If there is anything missing for the District's classical music life, it is a major musical conservatory. These high-end music schools not only help rising stars become full-fledged artists, but also stimulate musicmaking throughout a community. Most of the country's great orchestras draw enormous energy from their close relationships with nearby world-class schools, and eager concertgoers can engorge themselves on their endless stream of open recitals.

While two very fine conservatories -- the Peabody Institute of Baltimore and the University of Maryland in College Park -- exist within the larger metropolitan area, their physical distance from downtown often prevents them from becoming a more integral part of the city's musical fabric.

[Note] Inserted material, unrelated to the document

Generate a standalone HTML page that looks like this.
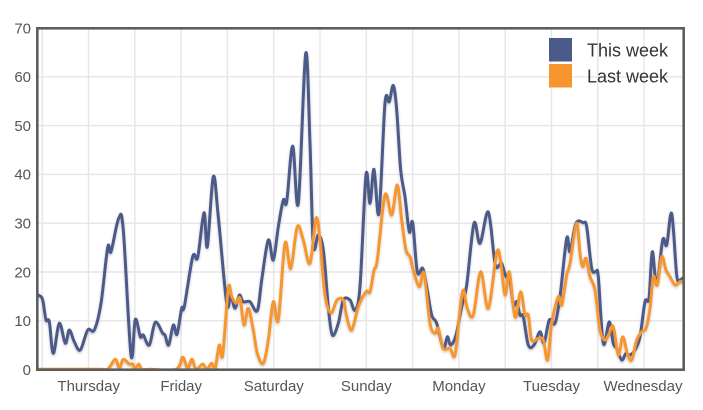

Credit then goes to the Kennedy Center's Millennium Stage for trying to fill in the gap with its Conservatory Project. Each night over the past week, the center handed the Terrace Theater over to one of the nation's top-notch musical schools, which presented a concert of some of its promising students. The free recitals were generally well-prepared and energetic.

The historic Oberlin College Conservatory, an hour's drive outside of Cleveland, showed why the school is such a national treasure with its wonderfully varied concert on Friday evening. The strong and intelligent singing of baritone Todd Boyce in several lieder of Hugo Wolf gave way to a romping reading of Bela Bartok's String Quartet No. 4 from the Jasper Quartet.

Russian pianist Yury Shadrin received well-deserved ovations for a brightly rendered "Andante Spianato" and "Grande Polonaise Brillante" of Chopin.

On Sunday evening, the University of Michigan School of Music provided a more varied program than its Oberlin cousins, mixing in Finnish folk tunes for double bass, a rhythmic jazz quartet and some musical theater pieces. Yet the school has never lost sight of its classical roots, and there was some attractive singing from Chinese mezzo-soprano Peiyi Wang in several Strauss and Meyerbeer opera arias and note-perfect piano playing in Schumann's wandering "Symphonic Etudes," Op. 13, from another budding Russian virtuoso, Dimitri Vorobiev.

At various points during the week, the Indiana University School of Music, the Manhattan School of Music, the Cleveland Institute of Music and the New England Conservatory also sent their sparkling young musicians to pitch in.

To listen to these concerts, whether in person or online (each performance can be downloaded from the Kennedy Center's Web site, www.kennedy-center.org), was to get a better grasp of the important difference between technique and musicianship.

In almost every case, the young musicians were still learning to put their commanding skills in the full service of the music itself. While only experience -- onstage and in life -- will bring about a more mature and lively sound, it was wonderful to get even a brief snapshot of these young musicians before they head off to the world's concert stages.